The sword, with its 1-meter-long (3.28-foot-long) blade and a 30-centimeter-long (11.81-inch-long) hilt, was lying on the seabed off the Carmel coast. Though encrusted with marine organisms, the meter-long blade, hilt and handle were distinctive enough to notice after undercurrents apparently shifted sands that had concealed it.
"The sword, which has been preserved in perfect condition, is a beautiful and rare find and evidently belonged to a Crusader knight," said Nir Distelfeld, an inspector for the Israel Antiquities Authority’s Robbery Prevention Unit.
According to the statement, the Carmel coast contains many natural coves that provided shelter for ancient ships in a storm. Entire settlements and ancient port cities developed in the area.
"These conditions have attracted merchant ships down the ages, leaving behind rich archaeological finds. The recently recovered sword is just one such find," Distelfeld said.

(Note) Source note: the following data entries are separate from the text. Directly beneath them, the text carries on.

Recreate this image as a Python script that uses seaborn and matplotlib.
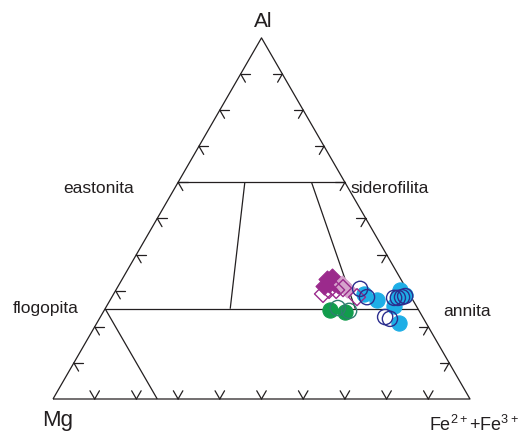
import numpy as np
import pandas as pd
import matplotlib
matplotlib.use("Agg")
import matplotlib.pyplot as plt
import seaborn as sns

sns.set_theme(style="white")
plt.rcParams["font.family"] = ["Liberation Sans", "DejaVu Sans"]
plt.rcParams["mathtext.fontset"] = "custom"
plt.rcParams["mathtext.rm"] = "Liberation Sans"
plt.rcParams["mathtext.it"] = "Liberation Sans"

# Biotite compositions (mol %): Al, Fe(2+ + 3+), Mg
purple_fill_al = [33.2, 33.8, 32.1, 31.6, 31.8, 31.3]
purple_fill_fe = [49.1, 50.0, 51.4, 52.5, 50.3, 49.4]

purple_open_al = [29.1, 30.2, 30.2, 30.7, 28.2]
purple_open_fe = [50.2, 51.1, 52.8, 54.2, 58.8]

pink_fill_al = [31.8, 30.5]
pink_fill_fe = [53.4, 55.3]

green_fill_al = [24.6, 24.1]
green_fill_fe = [54.1, 58.0]

green_open_al = [25.2, 24.4]
green_open_fe = [55.7, 58.8]

blue_fill_al = [29.1, 27.4, 30.2, 28.8, 25.8, 21.0, 28.5]
blue_fill_fe = [60.1, 64.0, 68.1, 70.0, 68.9, 72.5, 68.5]

navy_open_al = [30.5, 28.2, 28.0, 28.0, 28.2, 28.5, 22.7, 22.2]
navy_open_fe = [58.4, 61.2, 67.8, 68.7, 69.6, 70.2, 68.3, 69.7]

# Field boundaries of the biotite classification
al_upper = 0.60        # eastonita - siderofilita
al_lower = 0.25        # flogopita - annita
fe_ratios = [0.40, 0.80]  # Fe/(Fe+Mg) dividers between the two Al lines
mg_line = 0.75         # divider near the Mg corner

H = np.sqrt(3) / 2


def project(al, fe):
    al = np.asarray(al, dtype=float)
    fe = np.asarray(fe, dtype=float)
    return fe + al / 2, al * H


def group_frame(name, al, fe):
    x, y = project(np.array(al) / 100, np.array(fe) / 100)
    return pd.DataFrame({"grupo": name, "x": x, "y": y})


fig = plt.figure(figsize=(5.18, 4.37), dpi=100)
ax = fig.add_axes([0, 0, 1, 1])
ax.set_xlim(-53 / 417, 465 / 417)
ax.set_ylim(-38 / 417, 399 / 417)
ax.set_aspect("equal")
ax.axis("off")

line_kw = dict(color="#231f20", lw=0.9, solid_capstyle="butt", zorder=1)

# Outer triangle
tx, ty = project([0, 0, 1, 0], [0, 1, 0, 0])
ax.plot(tx, ty, **line_kw)

# Horizontal Al lines
for a in (al_upper, al_lower):
    lx, ly = project([a, a], [0, 1 - a])
    ax.plot(lx, ly, **line_kw)

# Fe/(Fe+Mg) dividers
for r in fe_ratios:
    lx, ly = project([al_upper, al_lower],
                     [r * (1 - al_upper), r * (1 - al_lower)])
    ax.plot(lx, ly, **line_kw)

# Constant-Mg divider
lx, ly = project([1 - mg_line, 0], [0, 1 - mg_line])
ax.plot(lx, ly, **line_kw)

# Chevron ticks every 10 %
L = 9.5 / 417
tick_kw = dict(color="#231f20", lw=0.9, zorder=1)
for i in range(1, 10):
    t = i / 10
    # bottom edge (Mg - Fe)
    px, py = project(0, t)
    for dx in (-0.5, 0.5):
        ax.plot([px, px + dx * L], [py, py + H * L], **tick_kw)
    # left edge (Mg - Al)
    px, py = project(t, 0)
    ax.plot([px, px + L], [py, py], **tick_kw)
    ax.plot([px, px + 0.5 * L], [py, py - H * L], **tick_kw)
    # right edge (Al - Fe)
    px, py = project(t, 1 - t)
    ax.plot([px, px - L], [py, py], **tick_kw)
    ax.plot([px, px - 0.5 * L], [py, py - H * L], **tick_kw)

# Sample points
s_circ = 120
s_diam = 75
sns.scatterplot(data=group_frame("pf", purple_fill_al, purple_fill_fe), x="x", y="y",
                marker="D", s=s_diam, color="#9b2a8c", edgecolor="#9b2a8c",
                linewidth=0.8, ax=ax, zorder=3, legend=False)
sns.scatterplot(data=group_frame("pk", pink_fill_al, pink_fill_fe), x="x", y="y",
                marker="D", s=s_diam, color="#d6a3cc", edgecolor="#d6a3cc",
                linewidth=0.8, ax=ax, zorder=3, legend=False)
sns.scatterplot(data=group_frame("po", purple_open_al, purple_open_fe), x="x", y="y",
                marker="D", s=s_diam, facecolor="none", edgecolor="#9b2a8c",
                linewidth=1.0, ax=ax, zorder=4, legend=False)
sns.scatterplot(data=group_frame("gf", green_fill_al, green_fill_fe), x="x", y="y",
                marker="o", s=s_circ, color="#119c4c", edgecolor="#119c4c",
                linewidth=0.8, ax=ax, zorder=3, legend=False)
sns.scatterplot(data=group_frame("go", green_open_al, green_open_fe), x="x", y="y",
                marker="o", s=s_circ, facecolor="none", edgecolor="#2f7d70",
                linewidth=1.0, ax=ax, zorder=4, legend=False)
sns.scatterplot(data=group_frame("bf", blue_fill_al, blue_fill_fe), x="x", y="y",
                marker="o", s=s_circ, color="#1eaee6", edgecolor="#1eaee6",
                linewidth=0.8, ax=ax, zorder=3, legend=False)
sns.scatterplot(data=group_frame("no", navy_open_al, navy_open_fe), x="x", y="y",
                marker="o", s=s_circ, facecolor="none", edgecolor="#2c2e8e",
                linewidth=1.0, ax=ax, zorder=4, legend=False)

txt = "#231f20"
ax.text(0.5036, 0.892, "Al", fontsize=15, ha="center", va="baseline", color=txt)
ax.text(-0.0264, -0.0647, "Mg", fontsize=16, ha="left", va="baseline", color=txt)
ax.text(0.9017, -0.0767, r"Fe$^{\mathrm{2+}}$+Fe$^{\mathrm{3+}}$", fontsize=13,
        ha="left", va="baseline", color=txt)
ax.text(0.024, 0.494, "eastonita", fontsize=12.5, ha="left", va="baseline", color=txt)
ax.text(0.713, 0.494, "siderofilita", fontsize=12.5, ha="left", va="baseline", color=txt)
ax.text(-0.097, 0.206, "flogopita", fontsize=12.5, ha="left", va="baseline", color=txt)
ax.text(0.935, 0.199, "annita", fontsize=12.5, ha="left", va="baseline", color=txt)

fig.savefig("out.png", dpi=100, facecolor="white")
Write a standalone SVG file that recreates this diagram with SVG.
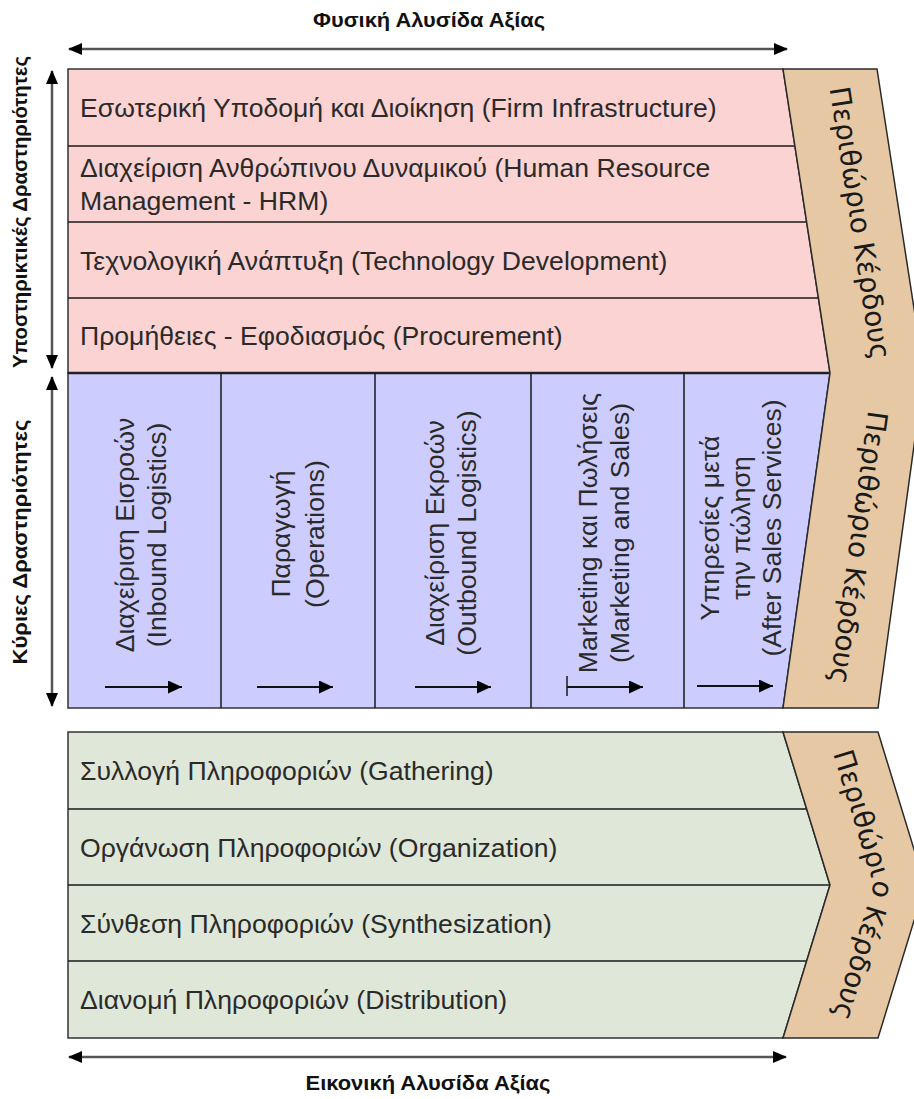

At the site where the sword was found, there are indications that the anchorage was used as early as the Late Bronze Age, 4,000 years ago. The site has been monitored by the Israel Antiquities Authority since June, but "the finds are very elusive, since they appear and disappear with the movement of the sands."
The scuba diver discovered the sword on Saturday and took it with him, fearing that it could be stolen or covered by sand again. He then handed it over to the authorities and received a certificate of appreciation for good citizenship. The sword will be put on display after it has been cleaned and restored.